I dont like violence or cruelity to any degree and have never watched any of that sick shit it disgusts me. However I do like stupid movies where ass holes get exterminated. Where Im going with this is I dont think people should confuse violence with survival instincts. We are all decendents of warriors and hunters but today we are not allowed by law to make a stand on our behalf. Yet little more than 60 years ago they had us storming the beaches of Normandy as expendable utilities or worse the unworthy cause that was Vietnam. Theres a big difference between going to war for a worthy cause and throwing people into the Coliseum for entertainment. So there is a instinctive nature for making a stand and the other a sickness, the two should not be confused.
 
You may call it sickness, but if so it is a sickness that is extremely common and I believe exists to some degree in every single human being. You name the difference between a fight for survival and things such as the Coliseum, but isn't the Coliseum in itself about two men fighting for their on survival?
I'm not saying that I support violence in any way. All I'm saying is that something about it is intriguing to the human mind, because it is something that is not usually a part of our every day lives and something we know is morally wrong for us to do, and people compensate for that by watching violence.
 
No because the people were throw into the Coliseum for reasons of gory entertainment, protecting ones property or beliefs is a far cry from entertainment. As entertainment it is a sickness and I have no doubt that those that find it great fun would cry like babies if it became their reality.
 
We all have the capacity to commit violence. The trick is suppressing the urge (then, of course, there's the argument of whether or not we should suppress the urge). We shouldn't be afraid of our infatuation and fascination with violence. It's part of human nature. It's embedded in our minds, and it was born innately within us. To yearn for a state in which violence has no effect on our minds is to reach a state with no opposition, no internal struggle. I don't want that. The real war is within us, and we all have to fight it. Tendencies toward and fascinations with violence aren't something to be ashamed of.
 
It seems as though Humans always need to find solace in others; whether it be in pain, in suffering,or even in love.They need something to back up there life;there existence, or the meaning of there existence. Same reason so many people follow trends for absolutely no other reason than to be a certain person, and to fit in. Largely, Metalheads even do this.( actually quite largely. The whole satanist thing etc pertains to this)

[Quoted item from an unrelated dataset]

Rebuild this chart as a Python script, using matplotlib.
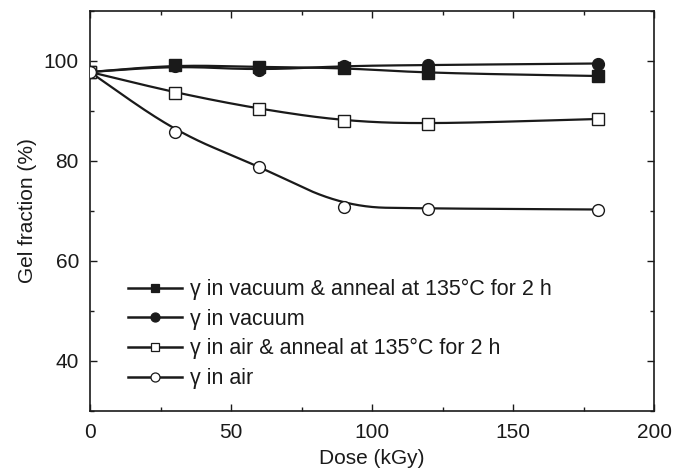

but pertaining to the love of Violence in Humans:

For example, teenagers carry out acts and thoughts like this due to this whole "Teen Angst" thing.It's cool, its rebelious, etc seem like probable thought that would go through there head.
But all in all, I just usually say to these people,plain and simply

" Would you like that to happen to you"?
This could be a useless piece of an opinion, but so be it.
 
amusing... not violence itself... just those that applaud it... yet shrink in the corner and cry when it confronts them
 
seems the great philosophers are tongue tied ?

My whole life I never understood the infatuation people had with gore movies. It seems there is no explaination.
 
seems the great philosophers are tongue tied ?

My whole life I never understood the infatuation people had with gore movies. It seems there is no explaination.

mystery, surprise, violence, etc. sense-experience inspiring endorphin release... some shit like that, easy evolutionary psychology account...at least for the scientists if not 'the great philosophers'.